Fr., 02.10.2020
Motor & Mobility

Mein Schlitten und Ich

Der Politikwissenschafts-Student Luca Glitzner bekam von seinem Onkel eine alte Kastenente geschenkt, mit der er schon bis in die Bretagne gefahren ist.

Eigentlich war ich nie so ein Auto-Freak, stand aber immer auf alte, unkonventionelle Fahrzeuge. Meine Freunde finden eher den neuesten Porsche oder einen Audi R8 cool, aber darum ging es mir nie, ich wollte lieber ein Stück Geschichte fahren. Und als mir mein Onkel vor zwei Jahren seine alte Kastenente überlassen hat, fand ich das natürlich grandios. Dafür muss ich ihm im Gegenzug manchmal beim Transport seiner Sachen helfen, er ist Kunst- und Antiquitätenhändler. Genial ist an der Ente vor allem, dass mein Onkel hinten ein richtiges Bett eingebaut hat. So hat man unterwegs immer eine Schlafmöglichkeit dabei.

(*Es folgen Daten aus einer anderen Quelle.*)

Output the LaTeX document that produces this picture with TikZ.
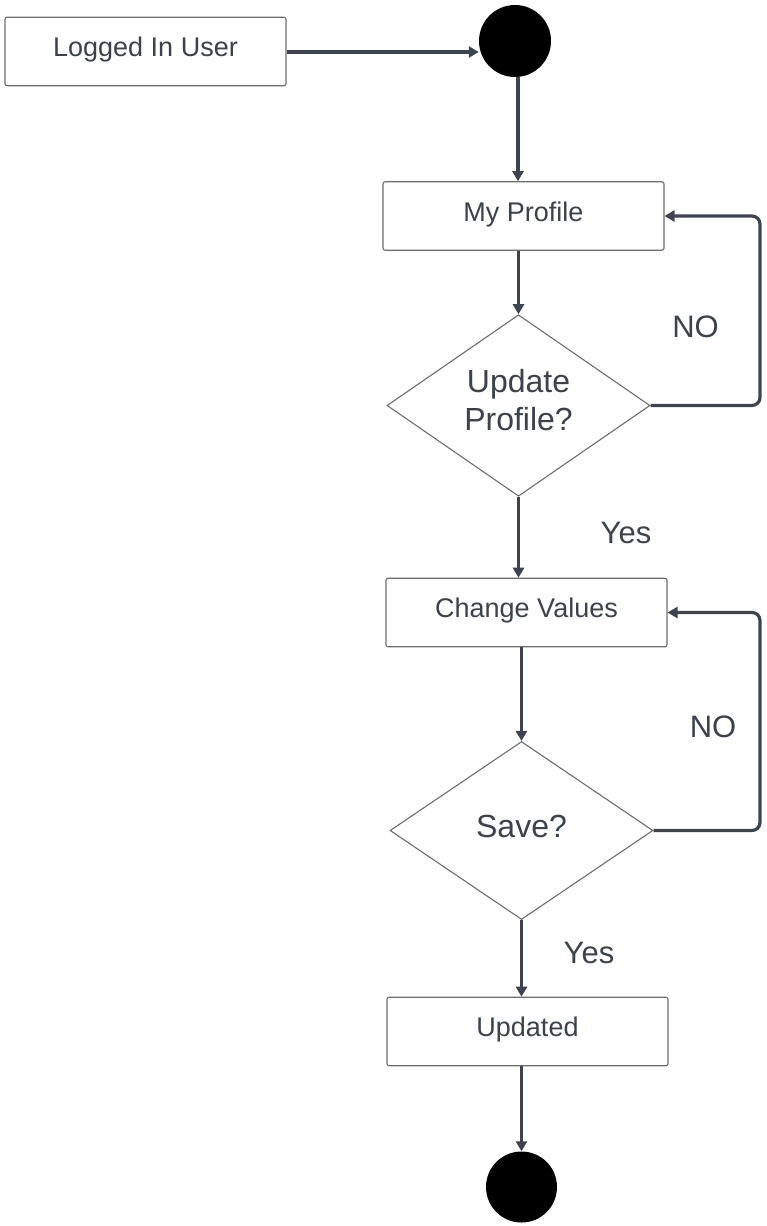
\documentclass[tikz,border=0pt]{standalone}
\usepackage{fontspec}
\setmainfont{Liberation Sans}
\usetikzlibrary{shapes.geometric,arrows.meta,calc}
\definecolor{txt}{HTML}{3B424C}
\definecolor{lnk}{HTML}{3D4350}
\definecolor{brd}{HTML}{6E6E6E}
\begin{document}
\begin{tikzpicture}[x=1pt,y=-1pt,
  boxnode/.style={draw=brd,line width=1.1pt,rounded corners=2pt,fill=white,
    minimum width=281pt,minimum height=68.5pt,inner sep=0pt,text=txt,
    font=\fontsize{27}{32}\selectfont,text height=20pt,text depth=10pt},
  decision/.style={draw=brd,line width=1.1pt,diamond,fill=white,inner sep=0pt,
    minimum width=263pt,minimum height=178pt,text=txt,align=center},
  dot/.style={circle,fill=black,inner sep=0pt},
  lbl/.style={text=txt,font=\fontsize{31}{38}\selectfont,inner sep=0pt,anchor=base},
  arr/.style={draw=lnk,line width=3.2pt,-{Triangle[length=10pt,width=11pt]}},
  loop/.style={arr,rounded corners=8pt}]
\useasboundingbox (0,0) rectangle (767,1226);

\node[boxnode] (login) at (145.5,51.5) {Logged In User};
\node[dot,minimum size=72pt] (start) at (515,41) {};
\node[boxnode] (prof) at (523.5,216) {My Profile};
\node[decision,font=\fontsize{32}{38}\selectfont,text height=61pt,text depth=12pt] (upd) at (518.5,405.5) {Update\\Profile?};
\node[boxnode] (chg) at (526.5,612.5) {Change Values};
\node[decision,font=\fontsize{32}{38}\selectfont,text height=23pt,text depth=10pt] (save) at (521.5,830.5) {Save?};
\node[boxnode] (done) at (527.5,1031.5) {Updated};
\node[dot,minimum size=71pt] (stop) at (521.5,1187) {};

\coordinate (loopA) at (760,0);

\draw[arr] (login.east |- 0,52) -- (start.west |- 0,52);
\draw[arr] (start.south -| 518,0) -- (prof.north -| 518,0);
\draw[arr] (prof.south -| upd.north) -- (upd.north);
\draw[loop] (upd.east) -- (upd.east -| loopA) -- (prof.east -| loopA) -- (prof.east);
\draw[arr] (upd.south) -- (chg.north -| upd.south);
\draw[arr] (chg.south -| save.north) -- (save.north);
\draw[loop] (save.east) -- (save.east -| loopA) -- (chg.east -| loopA) -- (chg.east);
\draw[arr] (save.south) -- (done.north -| save.south);
\draw[arr] (done.south -| stop.north) -- (stop.north);

\node[lbl] (no1) at (695.5,337) {NO};
\node[lbl] (yes1) at (626,543) {Yes};
\node[lbl] (no2) at (713,737) {NO};
\node[lbl] (yes2) at (589,963) {Yes};
\end{tikzpicture}
\end{document}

Schön ist auch, wenn man damit vor einer Bar vorfährt. Dann ist auf einmal ein Porsche gar nicht mehr so spannend. Und an der Tankstelle fragen mich Leute, ob ich in der Ente gezeugt wurde oder warum ich in so jungen Jahren so ein Ding fahre. Andere haben auch Probleme mit dem Auto. Die weigern sich einzusteigen, weil sie Angst um ihre Sicherheit haben. Die Ente hat natürlich keine Airbags und ziemlich veraltete Sicherheitsgurte.

Die längste Reise, die ich mit der Ente gemacht habe, war ein Roadtrip von Essen bis ganz in den Westen Frankreichs, in die 1000 Kilometer entfernte Bretagne. Mit einem normalen Auto braucht man dafür zehn Stunden, aber mit der Ente dauert das fast doppelt so lang. Die Höchstgeschwindigkeit liegt zwar bei über 100 km/h, aber wenn man ein bisschen beladen ist oder eine zweite Person mitfährt, kann man froh sein, wenn man es auf 85 km/h schafft.

Außerdem muss man alle 250 Kilometer zum Tanken halten. Mein Onkel hat mir sogar noch einen Benzinkanister mitgegeben, da die Tanknadel leider nicht mehr so gut funktioniert. Und tatsächlich: Kurz vor dem Ziel ging mir mitten auf der Autobahn der Sprit aus. Ich stieg aus, kramte den Kanister hervor und ließ die fünf Liter bis zum letzten Tropfen im Tank verschwinden. Dem Umdrehen des Zündschlüssels folgten ein kurzes Stottern, dichter Rauch und Gestank. Vier Stunden später kam ich dann tatsächlich an, ein freundlicher Franzose hatte mich mit seinem Mercedes-Transporter abgeschleppt. Das vermeintliche Benzin meines Onkels hatte sich nämlich im letzten Augenblick als Diesel entpuppt. Ich musste den Tank auspumpen lassen, danach fuhr die Ente aber wieder absolut tadellos weiter.